Pan is also used as kind of personal pronoun in a similar way as Usted in Spanish or Lei in Italian (unlike French 'Monsieur' or German 'Herr', which require the use of 'vous' and 'Sie' respectively).
Note also the Polish collective honorific: Państwo.
In the Eastern bloc of the Soviet era (except Poland -- see below) the titles changed to the equivalent of Comrade. In the Russian language there also was a title of Sudar which was used without inclusion of a personal name. In the Ukraine the counterpart to Russian Sudar was Pane Dobrodiu or Pani Dobrodiyka. Those titles became obsolete and now can only be found in novels. Also, compare it to the Russian title of the head of state, Gosudar. In Ukrainian the youngsters were referred as Panych, which is spelled Panicz in Polish. Another title of Vladyka (literally, ruler/master) is only used now when referring to the head of a church.
In Poland during Soviet era the title pan was changed to obywatel which exactly means citizen. This was related to the fact, that the word pan (sir) historically was a title of a nobleman.
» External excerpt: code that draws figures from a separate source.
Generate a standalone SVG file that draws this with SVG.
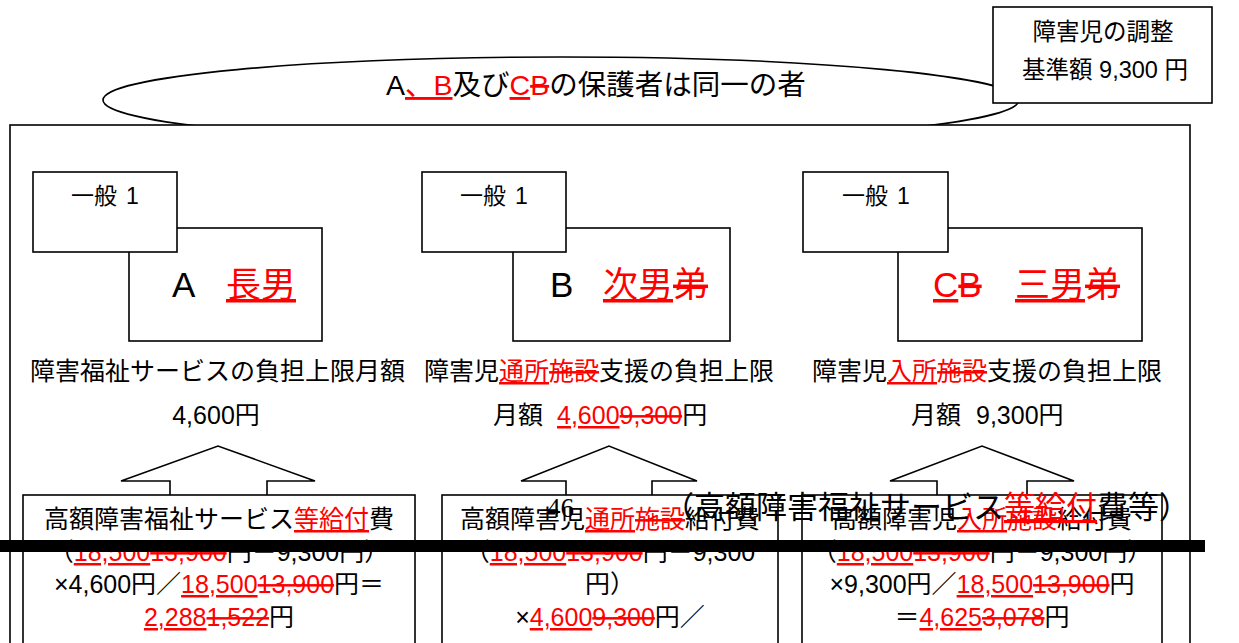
<svg xmlns="http://www.w3.org/2000/svg" width="1239" height="643" viewBox="0 0 1239 643">
<style>
text{font-family:"Liberation Sans","Noto Sans CJK JP",sans-serif;fill:#000}
.box{fill:#fff;stroke:#000;stroke-width:1.6}
.r{fill:#f00}
.u{fill:#f00;text-decoration:underline}
.s{fill:#f00;text-decoration:line-through}
.t25{font-size:25px}
.t21{font-size:23px}
.big{font-size:35px}
.mid{text-anchor:middle}
</style>
<rect x="0" y="0" width="1239" height="643" fill="#fff"/>
<g id="ellipse-note">
<ellipse cx="561" cy="100" rx="458" ry="43" fill="#fff" stroke="#000" stroke-width="1.6"/>
<text x="386" y="95" style="font-size:28.5px">A<tspan class="u">、B</tspan>及び<tspan class="u">C</tspan><tspan class="s">B</tspan>の保護者は同一の者</text>
</g>
<g id="outer-frame">
<rect class="box" x="10" y="125" width="1180" height="540"/>
</g>
<g id="adjust-box">
<rect class="box" x="993" y="7" width="219" height="96"/>
<text class="mid" x="1103" y="40" style="font-size:23.5px">障害児の調整</text>
<text class="mid" x="1105" y="78" style="font-size:23.5px">基準額 9,300 円</text>
</g>
<g id="nodeA">
<rect class="box" x="129" y="228" width="193" height="113"/>
<rect class="box" x="33" y="172" width="144" height="80"/>
<text class="t21" x="71" y="204">一般<tspan x="126">1</tspan></text>
<text class="big" x="172" y="297">A</text>
<text class="big" x="226" y="297"><tspan class="u">長男</tspan></text>
<text class="t25" x="30" y="380">障害福祉サービスの負担上限月額</text>
<text class="t25 mid" x="216" y="424">4,600円</text>
</g>
<g id="nodeB">
<rect class="box" x="513" y="228" width="217" height="113"/>
<rect class="box" x="422" y="172" width="144" height="80"/>
<text class="t21" x="460" y="204">一般<tspan x="515">1</tspan></text>
<text class="big" x="550" y="297">B</text>
<text class="big" x="603" y="297"><tspan class="u">次男</tspan><tspan class="s">弟</tspan></text>
<text class="t25" x="424" y="380">障害児<tspan class="u">通所</tspan><tspan class="s">施設</tspan>支援の負担上限</text>
<text class="t25" x="493" y="424">月額<tspan x="557" class="u">4,600</tspan><tspan class="s">9,300</tspan>円</text>
</g>
<g id="nodeC">
<rect class="box" x="898" y="228" width="244" height="113"/>
<rect class="box" x="803" y="172" width="145" height="80"/>
<text class="t21" x="842" y="204">一般<tspan x="897">1</tspan></text>
<text class="big" x="933" y="297"><tspan class="u">C</tspan><tspan class="s">B</tspan></text>
<text class="big" x="1015" y="297"><tspan class="u">三男</tspan><tspan class="s">弟</tspan></text>
<text class="t25" x="812" y="380">障害児<tspan class="u">入所</tspan><tspan class="s">施設</tspan>支援の負担上限</text>
<text class="t25" x="911" y="424">月額<tspan x="976">9,300円</tspan></text>
</g>
<g id="connectors" fill="#fff" stroke="#000" stroke-width="1.6" stroke-linejoin="miter">
<polyline points="170,495 170,481 121,481 218,446 315,481 267,481 267,495"/>
<polyline points="566,495 566,481 521,481 609,446 697,481 652,481 652,495"/>
<polyline points="937,495 937,481 890,481 982,446 1074,481 1027,481 1027,495"/>
</g>
<g id="boxA">
<rect class="box" x="23" y="495" width="392" height="160"/>
<text class="t25 mid" x="219" y="528">高額障害福祉サービス<tspan class="u">等給付</tspan>費</text>
<text class="t25 mid" x="219" y="561">（<tspan class="u">18,500</tspan><tspan class="s">13,900</tspan>円－9,300円）</text>
<text class="t25 mid" x="219" y="593">×4,600円／<tspan class="u">18,500</tspan><tspan class="s">13,900</tspan>円＝</text>
<text class="t25 mid" x="219" y="626"><tspan class="u">2,288</tspan><tspan class="s">1,522</tspan>円</text>
</g>
<g id="boxB">
<rect class="box" x="442" y="495" width="336" height="160"/>
<text class="t25 mid" x="610" y="528">高額障害児<tspan class="u">通所</tspan><tspan class="s">施設</tspan>給付費</text>
<text class="t25 mid" x="610" y="561">（<tspan class="u">18,500</tspan><tspan class="s">13,900</tspan>円－9,300</text>
<text class="t25 mid" x="610" y="593">円）</text>
<text class="t25 mid" x="610" y="626">×<tspan class="u">4,600</tspan><tspan class="s">9,300</tspan>円／</text>
</g>
<g id="boxC">
<rect class="box" x="802" y="495" width="360" height="160"/>
<text class="t25 mid" x="982" y="528">高額障害児<tspan class="u">入所</tspan><tspan class="s">施設</tspan>給付費</text>
<text class="t25 mid" x="982" y="561">（<tspan class="u">18,500</tspan><tspan class="s">13,900</tspan>円－9,300円）</text>
<text class="t25 mid" x="982" y="593">×9,300円／<tspan class="u">18,500</tspan><tspan class="s">13,900</tspan>円</text>
<text class="t25 mid" x="982" y="626">＝<tspan class="u">4,625</tspan><tspan class="s">3,078</tspan>円</text>
</g>
<g id="page-header">
<text x="547" y="517" style="font-family:'Liberation Serif',serif;font-size:27px">46</text>
<text x="663" y="518" style="font-size:31px">（高額障害福祉サービス<tspan class="u">等給付</tspan>費等）</text>
<rect x="0" y="540" width="1205" height="12" fill="#000"/>
</g>
</svg>
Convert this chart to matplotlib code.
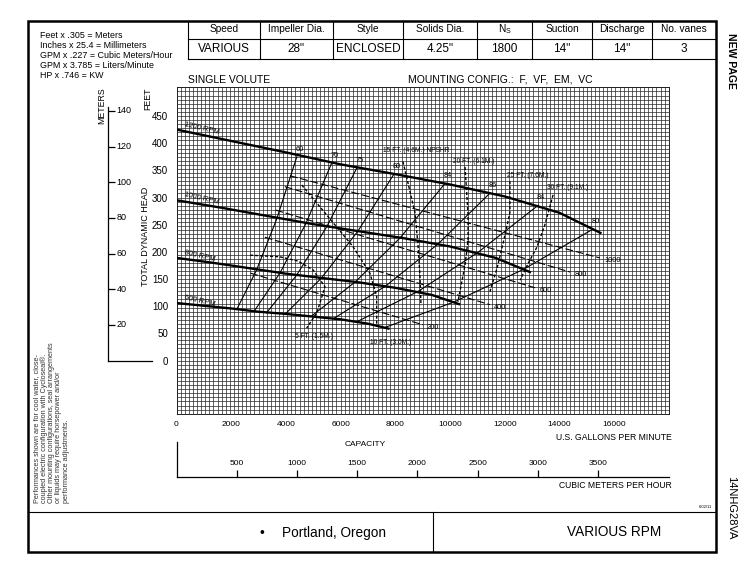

As in the Soviet communism every person was supposed to be a common, therefore the word citizen was chosen to replace sir. This was undone as soon as Poland was released from Soviet political domination and today the word pan is an official title of any Polish male citizen. On the other hand, the equivalent of Russian comrade -- towarzysz was a title reserved only for communist party members.